- [Stated task]: Below this line are records; write out exactly the lines from the one containing "Convert this chart" through the one containing "const minorTicks: number[]", with the pictures left out.

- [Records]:
********************
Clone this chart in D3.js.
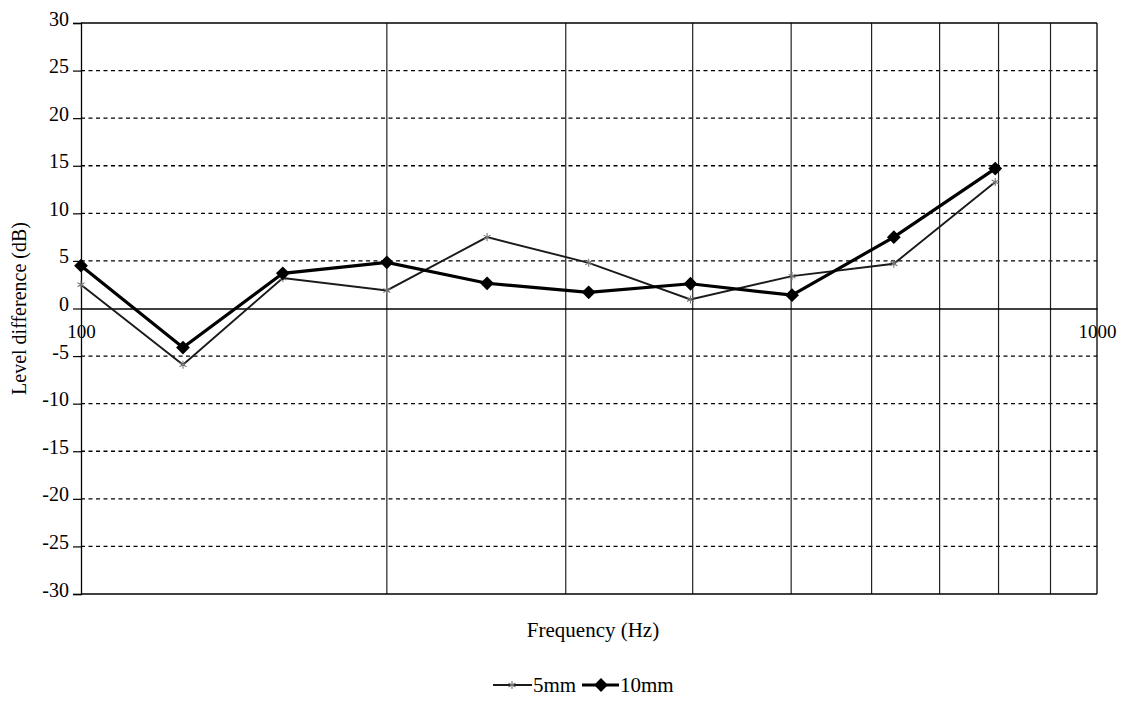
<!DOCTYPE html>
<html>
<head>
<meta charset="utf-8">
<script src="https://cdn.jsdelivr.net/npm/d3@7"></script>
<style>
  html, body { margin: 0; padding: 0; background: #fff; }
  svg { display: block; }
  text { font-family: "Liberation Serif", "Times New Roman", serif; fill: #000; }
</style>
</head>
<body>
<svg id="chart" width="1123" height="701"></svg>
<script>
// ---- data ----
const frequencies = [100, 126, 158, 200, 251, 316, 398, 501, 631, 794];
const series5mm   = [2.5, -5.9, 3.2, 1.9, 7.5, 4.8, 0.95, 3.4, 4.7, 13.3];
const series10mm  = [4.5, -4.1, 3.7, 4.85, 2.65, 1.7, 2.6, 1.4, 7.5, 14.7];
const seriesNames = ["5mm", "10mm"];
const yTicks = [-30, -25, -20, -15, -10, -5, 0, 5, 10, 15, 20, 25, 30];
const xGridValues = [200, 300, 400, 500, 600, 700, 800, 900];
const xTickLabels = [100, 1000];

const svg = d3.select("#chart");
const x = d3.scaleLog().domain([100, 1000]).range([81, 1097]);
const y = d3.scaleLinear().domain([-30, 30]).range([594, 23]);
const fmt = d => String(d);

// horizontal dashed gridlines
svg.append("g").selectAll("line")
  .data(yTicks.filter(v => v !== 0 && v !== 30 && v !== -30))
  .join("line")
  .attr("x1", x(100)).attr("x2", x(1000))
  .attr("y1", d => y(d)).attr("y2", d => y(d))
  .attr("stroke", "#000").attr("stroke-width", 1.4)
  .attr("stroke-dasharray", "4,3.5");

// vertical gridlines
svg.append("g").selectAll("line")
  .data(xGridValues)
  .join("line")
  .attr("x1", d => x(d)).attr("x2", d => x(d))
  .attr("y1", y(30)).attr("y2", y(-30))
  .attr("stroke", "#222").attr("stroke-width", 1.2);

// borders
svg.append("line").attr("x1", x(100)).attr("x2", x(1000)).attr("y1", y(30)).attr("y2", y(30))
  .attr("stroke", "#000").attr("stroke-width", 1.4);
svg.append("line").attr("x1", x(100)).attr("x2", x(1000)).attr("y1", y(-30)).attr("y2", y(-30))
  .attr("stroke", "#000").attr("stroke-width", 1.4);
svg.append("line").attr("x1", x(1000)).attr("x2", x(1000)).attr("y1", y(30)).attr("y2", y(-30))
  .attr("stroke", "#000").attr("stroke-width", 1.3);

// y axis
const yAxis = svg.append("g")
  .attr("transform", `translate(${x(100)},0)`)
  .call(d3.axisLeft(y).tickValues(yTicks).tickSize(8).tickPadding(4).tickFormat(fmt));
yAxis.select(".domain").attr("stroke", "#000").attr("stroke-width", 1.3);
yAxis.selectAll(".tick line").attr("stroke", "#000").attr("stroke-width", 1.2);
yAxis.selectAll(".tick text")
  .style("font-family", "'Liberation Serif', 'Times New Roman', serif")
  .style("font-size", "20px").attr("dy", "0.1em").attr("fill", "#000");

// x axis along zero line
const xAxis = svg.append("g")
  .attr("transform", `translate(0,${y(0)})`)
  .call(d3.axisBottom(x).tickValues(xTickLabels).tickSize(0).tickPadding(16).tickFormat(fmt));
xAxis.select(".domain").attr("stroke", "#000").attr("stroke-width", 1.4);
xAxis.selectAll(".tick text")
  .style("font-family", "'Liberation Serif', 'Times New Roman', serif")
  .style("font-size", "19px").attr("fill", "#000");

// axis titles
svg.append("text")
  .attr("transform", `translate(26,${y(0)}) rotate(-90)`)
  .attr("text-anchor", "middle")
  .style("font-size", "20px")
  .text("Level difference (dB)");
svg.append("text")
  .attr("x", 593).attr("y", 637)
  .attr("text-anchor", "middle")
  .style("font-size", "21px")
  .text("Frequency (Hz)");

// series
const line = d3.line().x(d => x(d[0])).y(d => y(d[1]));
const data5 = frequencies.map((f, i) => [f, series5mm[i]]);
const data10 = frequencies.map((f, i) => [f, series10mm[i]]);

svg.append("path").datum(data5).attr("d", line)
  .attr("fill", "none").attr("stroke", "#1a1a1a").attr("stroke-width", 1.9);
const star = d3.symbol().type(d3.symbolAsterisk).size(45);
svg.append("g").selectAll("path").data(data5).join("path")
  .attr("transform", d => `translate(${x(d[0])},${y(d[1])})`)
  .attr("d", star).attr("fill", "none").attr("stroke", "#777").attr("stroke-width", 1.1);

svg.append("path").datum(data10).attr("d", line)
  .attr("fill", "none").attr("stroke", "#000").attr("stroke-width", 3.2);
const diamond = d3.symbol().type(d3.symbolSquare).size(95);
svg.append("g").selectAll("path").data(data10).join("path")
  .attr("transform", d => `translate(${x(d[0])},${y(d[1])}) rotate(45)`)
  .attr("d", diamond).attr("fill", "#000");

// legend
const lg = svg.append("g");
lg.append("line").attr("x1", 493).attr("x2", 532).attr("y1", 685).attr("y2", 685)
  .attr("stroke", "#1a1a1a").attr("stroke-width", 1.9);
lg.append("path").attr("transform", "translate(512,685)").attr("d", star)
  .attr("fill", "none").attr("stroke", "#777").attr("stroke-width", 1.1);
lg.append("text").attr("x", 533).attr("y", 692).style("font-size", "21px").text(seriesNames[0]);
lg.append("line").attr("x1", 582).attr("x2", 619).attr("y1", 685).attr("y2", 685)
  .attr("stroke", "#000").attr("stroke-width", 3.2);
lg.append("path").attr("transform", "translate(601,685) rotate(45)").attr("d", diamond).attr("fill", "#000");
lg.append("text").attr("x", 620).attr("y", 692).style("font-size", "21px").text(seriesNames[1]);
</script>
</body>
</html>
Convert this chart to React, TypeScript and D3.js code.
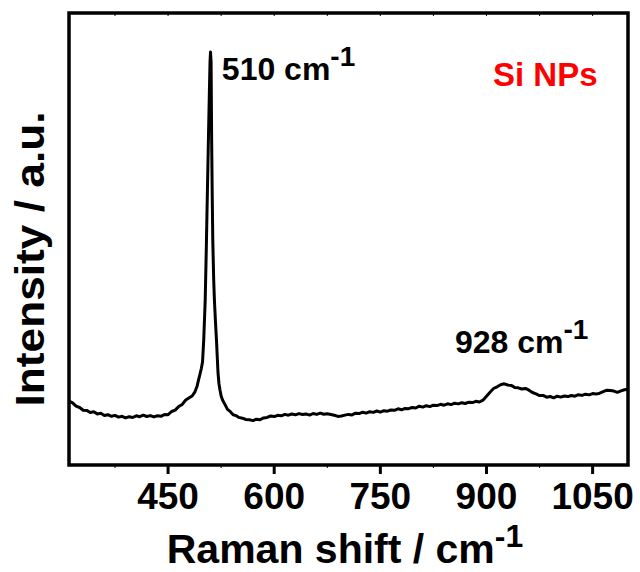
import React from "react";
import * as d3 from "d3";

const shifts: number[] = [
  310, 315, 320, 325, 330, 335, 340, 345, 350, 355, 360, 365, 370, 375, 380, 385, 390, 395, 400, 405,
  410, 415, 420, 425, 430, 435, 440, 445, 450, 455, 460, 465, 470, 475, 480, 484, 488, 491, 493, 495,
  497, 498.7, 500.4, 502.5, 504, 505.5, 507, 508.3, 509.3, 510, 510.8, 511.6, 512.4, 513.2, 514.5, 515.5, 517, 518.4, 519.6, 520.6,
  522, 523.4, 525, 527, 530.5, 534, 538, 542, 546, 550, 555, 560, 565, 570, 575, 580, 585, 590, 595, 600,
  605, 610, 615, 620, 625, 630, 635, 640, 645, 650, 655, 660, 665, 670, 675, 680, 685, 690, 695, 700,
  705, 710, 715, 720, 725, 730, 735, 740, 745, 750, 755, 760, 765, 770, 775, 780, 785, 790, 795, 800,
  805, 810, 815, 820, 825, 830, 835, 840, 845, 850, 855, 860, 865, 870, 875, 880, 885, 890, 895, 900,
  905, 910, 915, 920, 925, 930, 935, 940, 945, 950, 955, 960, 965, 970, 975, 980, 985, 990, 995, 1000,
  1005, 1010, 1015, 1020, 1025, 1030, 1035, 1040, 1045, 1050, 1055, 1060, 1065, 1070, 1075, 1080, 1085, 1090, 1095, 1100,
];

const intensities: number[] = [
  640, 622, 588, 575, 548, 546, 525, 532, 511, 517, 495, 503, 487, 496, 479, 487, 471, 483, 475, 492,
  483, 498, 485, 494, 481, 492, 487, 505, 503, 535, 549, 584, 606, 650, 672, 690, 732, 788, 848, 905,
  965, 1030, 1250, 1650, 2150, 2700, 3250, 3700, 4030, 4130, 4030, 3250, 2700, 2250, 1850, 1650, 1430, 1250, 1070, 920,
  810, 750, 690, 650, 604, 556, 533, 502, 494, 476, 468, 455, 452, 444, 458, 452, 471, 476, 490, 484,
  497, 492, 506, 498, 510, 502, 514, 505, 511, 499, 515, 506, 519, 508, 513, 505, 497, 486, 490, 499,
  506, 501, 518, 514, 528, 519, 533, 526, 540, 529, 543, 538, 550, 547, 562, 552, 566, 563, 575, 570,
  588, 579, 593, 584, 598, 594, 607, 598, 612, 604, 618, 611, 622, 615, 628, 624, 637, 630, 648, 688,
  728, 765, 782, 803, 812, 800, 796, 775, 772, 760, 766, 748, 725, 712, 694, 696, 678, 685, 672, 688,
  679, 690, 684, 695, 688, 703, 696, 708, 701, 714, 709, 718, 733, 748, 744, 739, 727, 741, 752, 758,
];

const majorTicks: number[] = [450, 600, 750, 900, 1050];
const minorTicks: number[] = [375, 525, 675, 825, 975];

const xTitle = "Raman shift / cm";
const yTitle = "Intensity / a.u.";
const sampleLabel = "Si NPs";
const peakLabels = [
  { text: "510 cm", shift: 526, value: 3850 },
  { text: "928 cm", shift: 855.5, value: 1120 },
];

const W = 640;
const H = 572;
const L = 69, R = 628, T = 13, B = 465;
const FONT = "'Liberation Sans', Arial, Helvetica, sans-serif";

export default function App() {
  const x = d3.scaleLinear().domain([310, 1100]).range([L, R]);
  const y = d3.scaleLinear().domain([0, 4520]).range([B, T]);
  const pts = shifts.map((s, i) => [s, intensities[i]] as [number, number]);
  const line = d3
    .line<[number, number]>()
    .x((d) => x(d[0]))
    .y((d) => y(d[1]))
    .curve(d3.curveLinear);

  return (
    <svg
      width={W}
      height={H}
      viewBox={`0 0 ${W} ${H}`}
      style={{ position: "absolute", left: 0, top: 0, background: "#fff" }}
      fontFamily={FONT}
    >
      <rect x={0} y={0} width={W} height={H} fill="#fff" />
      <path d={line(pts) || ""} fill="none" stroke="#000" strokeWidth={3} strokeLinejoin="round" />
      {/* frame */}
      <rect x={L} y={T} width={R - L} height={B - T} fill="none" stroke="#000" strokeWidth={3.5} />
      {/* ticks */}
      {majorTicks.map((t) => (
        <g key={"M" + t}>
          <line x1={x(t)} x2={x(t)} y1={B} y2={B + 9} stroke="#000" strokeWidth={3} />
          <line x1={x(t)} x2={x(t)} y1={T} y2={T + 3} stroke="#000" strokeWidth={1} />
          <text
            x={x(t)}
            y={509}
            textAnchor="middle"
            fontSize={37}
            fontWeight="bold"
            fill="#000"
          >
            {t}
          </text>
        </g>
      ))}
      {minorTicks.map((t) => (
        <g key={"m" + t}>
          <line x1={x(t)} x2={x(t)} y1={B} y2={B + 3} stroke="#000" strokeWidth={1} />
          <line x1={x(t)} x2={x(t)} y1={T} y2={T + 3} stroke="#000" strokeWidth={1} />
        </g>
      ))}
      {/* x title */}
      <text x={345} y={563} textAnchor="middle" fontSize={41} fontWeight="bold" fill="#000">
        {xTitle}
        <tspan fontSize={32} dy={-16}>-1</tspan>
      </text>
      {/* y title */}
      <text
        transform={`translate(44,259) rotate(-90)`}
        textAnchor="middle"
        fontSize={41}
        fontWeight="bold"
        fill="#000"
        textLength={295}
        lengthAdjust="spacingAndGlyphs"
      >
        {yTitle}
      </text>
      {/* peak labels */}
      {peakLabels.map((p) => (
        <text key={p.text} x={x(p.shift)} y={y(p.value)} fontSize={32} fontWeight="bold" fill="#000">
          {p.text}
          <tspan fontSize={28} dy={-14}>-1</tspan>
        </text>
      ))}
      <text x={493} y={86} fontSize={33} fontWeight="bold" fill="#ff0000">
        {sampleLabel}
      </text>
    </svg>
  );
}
********************
- [Reply to the exercise]:
Convert this chart to React, TypeScript and D3.js code.
import React from "react";
import * as d3 from "d3";

const shifts: number[] = [
  310, 315, 320, 325, 330, 335, 340, 345, 350, 355, 360, 365, 370, 375, 380, 385, 390, 395, 400, 405,
  410, 415, 420, 425, 430, 435, 440, 445, 450, 455, 460, 465, 470, 475, 480, 484, 488, 491, 493, 495,
  497, 498.7, 500.4, 502.5, 504, 505.5, 507, 508.3, 509.3, 510, 510.8, 511.6, 512.4, 513.2, 514.5, 515.5, 517, 518.4, 519.6, 520.6,
  522, 523.4, 525, 527, 530.5, 534, 538, 542, 546, 550, 555, 560, 565, 570, 575, 580, 585, 590, 595, 600,
  605, 610, 615, 620, 625, 630, 635, 640, 645, 650, 655, 660, 665, 670, 675, 680, 685, 690, 695, 700,
  705, 710, 715, 720, 725, 730, 735, 740, 745, 750, 755, 760, 765, 770, 775, 780, 785, 790, 795, 800,
  805, 810, 815, 820, 825, 830, 835, 840, 845, 850, 855, 860, 865, 870, 875, 880, 885, 890, 895, 900,
  905, 910, 915, 920, 925, 930, 935, 940, 945, 950, 955, 960, 965, 970, 975, 980, 985, 990, 995, 1000,
  1005, 1010, 1015, 1020, 1025, 1030, 1035, 1040, 1045, 1050, 1055, 1060, 1065, 1070, 1075, 1080, 1085, 1090, 1095, 1100,
];

const intensities: number[] = [
  640, 622, 588, 575, 548, 546, 525, 532, 511, 517, 495, 503, 487, 496, 479, 487, 471, 483, 475, 492,
  483, 498, 485, 494, 481, 492, 487, 505, 503, 535, 549, 584, 606, 650, 672, 690, 732, 788, 848, 905,
  965, 1030, 1250, 1650, 2150, 2700, 3250, 3700, 4030, 4130, 4030, 3250, 2700, 2250, 1850, 1650, 1430, 1250, 1070, 920,
  810, 750, 690, 650, 604, 556, 533, 502, 494, 476, 468, 455, 452, 444, 458, 452, 471, 476, 490, 484,
  497, 492, 506, 498, 510, 502, 514, 505, 511, 499, 515, 506, 519, 508, 513, 505, 497, 486, 490, 499,
  506, 501, 518, 514, 528, 519, 533, 526, 540, 529, 543, 538, 550, 547, 562, 552, 566, 563, 575, 570,
  588, 579, 593, 584, 598, 594, 607, 598, 612, 604, 618, 611, 622, 615, 628, 624, 637, 630, 648, 688,
  728, 765, 782, 803, 812, 800, 796, 775, 772, 760, 766, 748, 725, 712, 694, 696, 678, 685, 672, 688,
  679, 690, 684, 695, 688, 703, 696, 708, 701, 714, 709, 718, 733, 748, 744, 739, 727, 741, 752, 758,
];

const majorTicks: number[] = [450, 600, 750, 900, 1050];
const minorTicks: number[] = [375, 525, 675, 825, 975];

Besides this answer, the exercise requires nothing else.